--- start MATERIAL PROVIDED ---
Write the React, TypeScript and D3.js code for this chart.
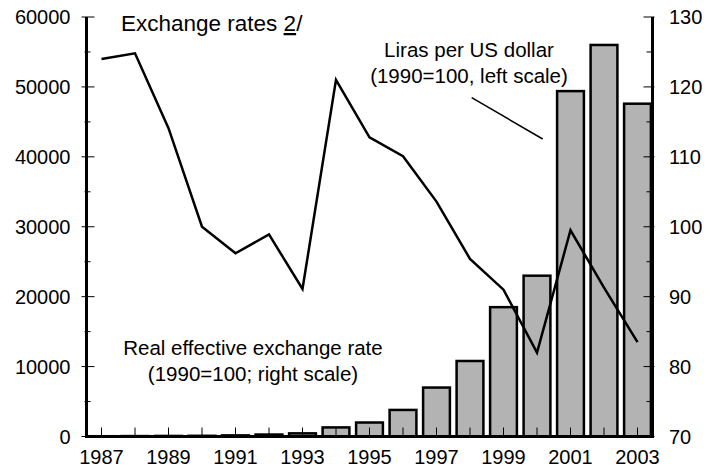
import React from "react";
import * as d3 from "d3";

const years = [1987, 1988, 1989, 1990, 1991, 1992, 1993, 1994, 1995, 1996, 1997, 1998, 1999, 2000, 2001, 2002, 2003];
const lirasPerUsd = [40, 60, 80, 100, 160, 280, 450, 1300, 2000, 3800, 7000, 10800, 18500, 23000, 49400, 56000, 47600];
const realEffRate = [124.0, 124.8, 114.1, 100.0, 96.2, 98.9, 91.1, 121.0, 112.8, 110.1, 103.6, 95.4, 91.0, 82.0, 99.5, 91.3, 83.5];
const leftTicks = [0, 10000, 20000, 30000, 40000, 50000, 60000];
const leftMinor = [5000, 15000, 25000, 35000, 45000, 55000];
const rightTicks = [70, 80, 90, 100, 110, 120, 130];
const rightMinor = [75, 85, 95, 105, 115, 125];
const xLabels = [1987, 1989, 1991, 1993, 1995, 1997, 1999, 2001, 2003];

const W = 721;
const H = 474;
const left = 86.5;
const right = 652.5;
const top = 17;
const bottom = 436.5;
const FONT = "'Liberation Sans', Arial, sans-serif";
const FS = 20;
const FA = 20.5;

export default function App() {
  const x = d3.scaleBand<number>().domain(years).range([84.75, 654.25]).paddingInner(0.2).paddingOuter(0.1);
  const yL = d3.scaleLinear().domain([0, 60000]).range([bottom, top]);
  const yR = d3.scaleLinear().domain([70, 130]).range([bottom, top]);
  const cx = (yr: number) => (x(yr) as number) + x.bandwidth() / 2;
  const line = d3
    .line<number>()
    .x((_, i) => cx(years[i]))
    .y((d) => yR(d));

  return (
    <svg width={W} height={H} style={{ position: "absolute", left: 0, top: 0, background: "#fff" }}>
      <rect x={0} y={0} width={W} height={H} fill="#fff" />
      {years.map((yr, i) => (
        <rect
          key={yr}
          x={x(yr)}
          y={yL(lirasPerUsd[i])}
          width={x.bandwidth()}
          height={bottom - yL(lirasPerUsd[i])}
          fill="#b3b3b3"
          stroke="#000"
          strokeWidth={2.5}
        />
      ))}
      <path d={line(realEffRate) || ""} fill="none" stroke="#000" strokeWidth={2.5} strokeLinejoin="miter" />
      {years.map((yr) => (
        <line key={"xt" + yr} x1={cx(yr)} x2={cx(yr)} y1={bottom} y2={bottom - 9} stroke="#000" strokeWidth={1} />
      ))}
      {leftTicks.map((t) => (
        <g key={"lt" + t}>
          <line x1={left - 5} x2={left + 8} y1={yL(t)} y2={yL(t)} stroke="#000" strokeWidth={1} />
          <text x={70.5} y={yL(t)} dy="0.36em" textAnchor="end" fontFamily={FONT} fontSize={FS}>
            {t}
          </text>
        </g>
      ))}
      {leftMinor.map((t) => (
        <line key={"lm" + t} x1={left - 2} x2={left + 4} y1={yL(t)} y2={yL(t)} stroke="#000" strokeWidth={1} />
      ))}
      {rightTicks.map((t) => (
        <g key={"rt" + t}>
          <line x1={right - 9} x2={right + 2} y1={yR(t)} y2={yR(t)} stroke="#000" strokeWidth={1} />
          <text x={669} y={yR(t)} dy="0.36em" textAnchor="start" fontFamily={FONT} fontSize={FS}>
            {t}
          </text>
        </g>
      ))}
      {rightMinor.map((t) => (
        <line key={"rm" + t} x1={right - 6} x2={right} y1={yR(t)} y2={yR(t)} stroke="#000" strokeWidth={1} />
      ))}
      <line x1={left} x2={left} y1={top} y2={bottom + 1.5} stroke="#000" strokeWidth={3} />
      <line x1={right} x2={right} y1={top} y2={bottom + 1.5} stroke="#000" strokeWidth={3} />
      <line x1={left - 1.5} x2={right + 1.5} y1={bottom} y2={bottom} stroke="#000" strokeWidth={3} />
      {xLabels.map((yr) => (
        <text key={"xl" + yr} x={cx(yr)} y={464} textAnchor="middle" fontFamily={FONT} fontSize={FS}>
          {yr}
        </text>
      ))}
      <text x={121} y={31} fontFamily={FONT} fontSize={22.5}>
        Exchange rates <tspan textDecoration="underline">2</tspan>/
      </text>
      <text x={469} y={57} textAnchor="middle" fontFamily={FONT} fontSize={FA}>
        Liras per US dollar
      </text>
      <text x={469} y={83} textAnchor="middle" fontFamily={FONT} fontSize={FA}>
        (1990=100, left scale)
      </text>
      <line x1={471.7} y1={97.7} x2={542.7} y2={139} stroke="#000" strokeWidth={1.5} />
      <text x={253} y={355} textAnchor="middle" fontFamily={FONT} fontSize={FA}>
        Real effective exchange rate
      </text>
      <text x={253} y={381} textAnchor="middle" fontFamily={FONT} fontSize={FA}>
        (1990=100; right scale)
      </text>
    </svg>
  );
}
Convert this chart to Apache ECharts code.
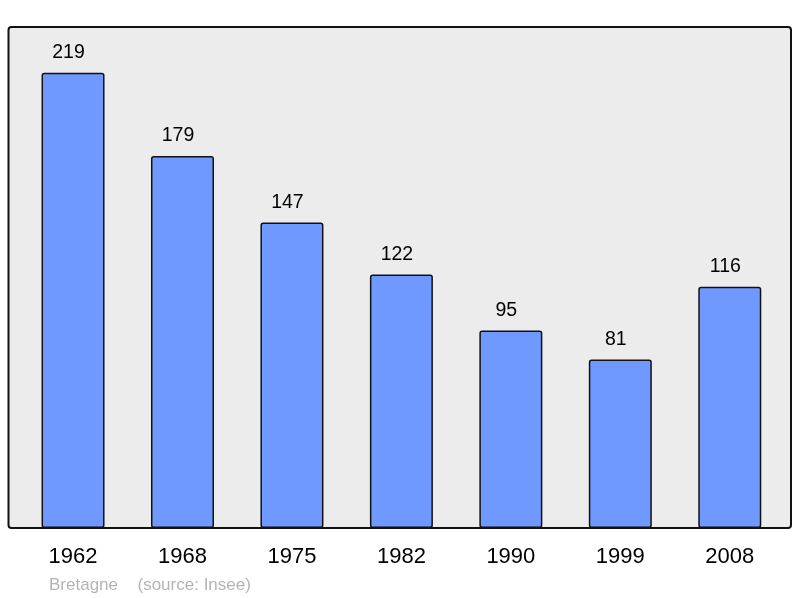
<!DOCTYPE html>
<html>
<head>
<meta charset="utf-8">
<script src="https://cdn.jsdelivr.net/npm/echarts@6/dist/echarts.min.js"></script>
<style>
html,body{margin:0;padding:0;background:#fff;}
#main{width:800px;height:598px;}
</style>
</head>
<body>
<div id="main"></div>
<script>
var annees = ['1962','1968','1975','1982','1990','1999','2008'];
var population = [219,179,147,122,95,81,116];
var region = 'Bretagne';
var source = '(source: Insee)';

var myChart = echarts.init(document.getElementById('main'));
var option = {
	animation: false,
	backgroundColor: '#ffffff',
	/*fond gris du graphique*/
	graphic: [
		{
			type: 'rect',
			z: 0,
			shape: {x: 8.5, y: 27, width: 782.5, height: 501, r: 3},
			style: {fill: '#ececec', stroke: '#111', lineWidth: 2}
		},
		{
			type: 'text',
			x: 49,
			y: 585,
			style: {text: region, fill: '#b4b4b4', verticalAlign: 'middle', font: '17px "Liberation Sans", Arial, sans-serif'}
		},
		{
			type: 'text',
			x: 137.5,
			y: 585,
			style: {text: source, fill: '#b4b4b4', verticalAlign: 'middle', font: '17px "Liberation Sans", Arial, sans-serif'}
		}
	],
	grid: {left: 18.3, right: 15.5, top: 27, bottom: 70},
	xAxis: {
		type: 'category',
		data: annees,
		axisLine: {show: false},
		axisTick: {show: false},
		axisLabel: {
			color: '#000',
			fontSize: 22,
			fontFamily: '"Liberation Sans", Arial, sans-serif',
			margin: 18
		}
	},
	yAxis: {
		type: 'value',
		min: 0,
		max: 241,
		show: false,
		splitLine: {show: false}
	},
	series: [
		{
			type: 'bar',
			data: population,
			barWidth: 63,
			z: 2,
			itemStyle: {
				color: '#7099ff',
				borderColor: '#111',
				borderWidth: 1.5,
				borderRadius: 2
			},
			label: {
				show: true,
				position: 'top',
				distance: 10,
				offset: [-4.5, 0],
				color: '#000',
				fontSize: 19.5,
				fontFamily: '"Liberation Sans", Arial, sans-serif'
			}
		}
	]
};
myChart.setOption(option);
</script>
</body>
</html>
--- end MATERIAL PROVIDED ---
**THE REQUEST:** Would you return the data exactly as written, without the pictures?

**COMPLETE RESPONSE:**
Write the React, TypeScript and D3.js code for this chart.
import React from "react";
import * as d3 from "d3";

const years = [1987, 1988, 1989, 1990, 1991, 1992, 1993, 1994, 1995, 1996, 1997, 1998, 1999, 2000, 2001, 2002, 2003];
const lirasPerUsd = [40, 60, 80, 100, 160, 280, 450, 1300, 2000, 3800, 7000, 10800, 18500, 23000, 49400, 56000, 47600];
const realEffRate = [124.0, 124.8, 114.1, 100.0, 96.2, 98.9, 91.1, 121.0, 112.8, 110.1, 103.6, 95.4, 91.0, 82.0, 99.5, 91.3, 83.5];
const leftTicks = [0, 10000, 20000, 30000, 40000, 50000, 60000];
const leftMinor = [5000, 15000, 25000, 35000, 45000, 55000];
const rightTicks = [70, 80, 90, 100, 110, 120, 130];
const rightMinor = [75, 85, 95, 105, 115, 125];
const xLabels = [1987, 1989, 1991, 1993, 1995, 1997, 1999, 2001, 2003];

const W = 721;
const H = 474;
const left = 86.5;
const right = 652.5;
const top = 17;
const bottom = 436.5;
const FONT = "'Liberation Sans', Arial, sans-serif";
const FS = 20;
const FA = 20.5;

export default function App() {
  const x = d3.scaleBand<number>().domain(years).range([84.75, 654.25]).paddingInner(0.2).paddingOuter(0.1);
  const yL = d3.scaleLinear().domain([0, 60000]).range([bottom, top]);
  const yR = d3.scaleLinear().domain([70, 130]).range([bottom, top]);
  const cx = (yr: number) => (x(yr) as number) + x.bandwidth() / 2;
  const line = d3
    .line<number>()
    .x((_, i) => cx(years[i]))
    .y((d) => yR(d));

  return (
    <svg width={W} height={H} style={{ position: "absolute", left: 0, top: 0, background: "#fff" }}>
      <rect x={0} y={0} width={W} height={H} fill="#fff" />
      {years.map((yr, i) => (
        <rect
          key={yr}
          x={x(yr)}
          y={yL(lirasPerUsd[i])}
          width={x.bandwidth()}
          height={bottom - yL(lirasPerUsd[i])}
          fill="#b3b3b3"
          stroke="#000"
          strokeWidth={2.5}
        />
      ))}
      <path d={line(realEffRate) || ""} fill="none" stroke="#000" strokeWidth={2.5} strokeLinejoin="miter" />
      {years.map((yr) => (
        <line key={"xt" + yr} x1={cx(yr)} x2={cx(yr)} y1={bottom} y2={bottom - 9} stroke="#000" strokeWidth={1} />
      ))}
      {leftTicks.map((t) => (
        <g key={"lt" + t}>
          <line x1={left - 5} x2={left + 8} y1={yL(t)} y2={yL(t)} stroke="#000" strokeWidth={1} />
          <text x={70.5} y={yL(t)} dy="0.36em" textAnchor="end" fontFamily={FONT} fontSize={FS}>
            {t}
          </text>
        </g>
      ))}
      {leftMinor.map((t) => (
        <line key={"lm" + t} x1={left - 2} x2={left + 4} y1={yL(t)} y2={yL(t)} stroke="#000" strokeWidth={1} />
      ))}
      {rightTicks.map((t) => (
        <g key={"rt" + t}>
          <line x1={right - 9} x2={right + 2} y1={yR(t)} y2={yR(t)} stroke="#000" strokeWidth={1} />
          <text x={669} y={yR(t)} dy="0.36em" textAnchor="start" fontFamily={FONT} fontSize={FS}>
            {t}
          </text>
        </g>
      ))}
      {rightMinor.map((t) => (
        <line key={"rm" + t} x1={right - 6} x2={right} y1={yR(t)} y2={yR(t)} stroke="#000" strokeWidth={1} />
      ))}
      <line x1={left} x2={left} y1={top} y2={bottom + 1.5} stroke="#000" strokeWidth={3} />
      <line x1={right} x2={right} y1={top} y2={bottom + 1.5} stroke="#000" strokeWidth={3} />
      <line x1={left - 1.5} x2={right + 1.5} y1={bottom} y2={bottom} stroke="#000" strokeWidth={3} />
      {xLabels.map((yr) => (
        <text key={"xl" + yr} x={cx(yr)} y={464} textAnchor="middle" fontFamily={FONT} fontSize={FS}>
          {yr}
        </text>
      ))}
      <text x={121} y={31} fontFamily={FONT} fontSize={22.5}>
        Exchange rates <tspan textDecoration="underline">2</tspan>/
      </text>
      <text x={469} y={57} textAnchor="middle" fontFamily={FONT} fontSize={FA}>
        Liras per US dollar
      </text>
      <text x={469} y={83} textAnchor="middle" fontFamily={FONT} fontSize={FA}>
        (1990=100, left scale)
      </text>
      <line x1={471.7} y1={97.7} x2={542.7} y2={139} stroke="#000" strokeWidth={1.5} />
      <text x={253} y={355} textAnchor="middle" fontFamily={FONT} fontSize={FA}>
        Real effective exchange rate
      </text>
      <text x={253} y={381} textAnchor="middle" fontFamily={FONT} fontSize={FA}>
        (1990=100; right scale)
      </text>
    </svg>
  );
}
Convert this chart to Apache ECharts code.
<!DOCTYPE html>
<html>
<head>
<meta charset="utf-8">
<script src="https://cdn.jsdelivr.net/npm/echarts@6/dist/echarts.min.js"></script>
<style>
html,body{margin:0;padding:0;background:#fff;}
#main{width:800px;height:598px;}
</style>
</head>
<body>
<div id="main"></div>
<script>
var annees = ['1962','1968','1975','1982','1990','1999','2008'];
var population = [219,179,147,122,95,81,116];
var region = 'Bretagne';
var source = '(source: Insee)';

var myChart = echarts.init(document.getElementById('main'));
var option = {
	animation: false,
	backgroundColor: '#ffffff',
	/*fond gris du graphique*/
	graphic: [
		{
			type: 'rect',
			z: 0,
			shape: {x: 8.5, y: 27, width: 782.5, height: 501, r: 3},
			style: {fill: '#ececec', stroke: '#111', lineWidth: 2}
		},
		{
			type: 'text',
			x: 49,
			y: 585,
			style: {text: region, fill: '#b4b4b4', verticalAlign: 'middle', font: '17px "Liberation Sans", Arial, sans-serif'}
		},
		{
			type: 'text',
			x: 137.5,
			y: 585,
			style: {text: source, fill: '#b4b4b4', verticalAlign: 'middle', font: '17px "Liberation Sans", Arial, sans-serif'}
		}
	],
	grid: {left: 18.3, right: 15.5, top: 27, bottom: 70},
	xAxis: {
		type: 'category',
		data: annees,
		axisLine: {show: false},
		axisTick: {show: false},
		axisLabel: {
			color: '#000',
			fontSize: 22,
			fontFamily: '"Liberation Sans", Arial, sans-serif',
			margin: 18
		}
	},
	yAxis: {
		type: 'value',
		min: 0,
		max: 241,
		show: false,
		splitLine: {show: false}
	},
	series: [
		{
			type: 'bar',
			data: population,
			barWidth: 63,
			z: 2,
			itemStyle: {
				color: '#7099ff',
				borderColor: '#111',
				borderWidth: 1.5,
				borderRadius: 2
			},
			label: {
				show: true,
				position: 'top',
				distance: 10,
				offset: [-4.5, 0],
				color: '#000',
				fontSize: 19.5,
				fontFamily: '"Liberation Sans", Arial, sans-serif'
			}
		}
	]
};
myChart.setOption(option);
</script>
</body>
</html>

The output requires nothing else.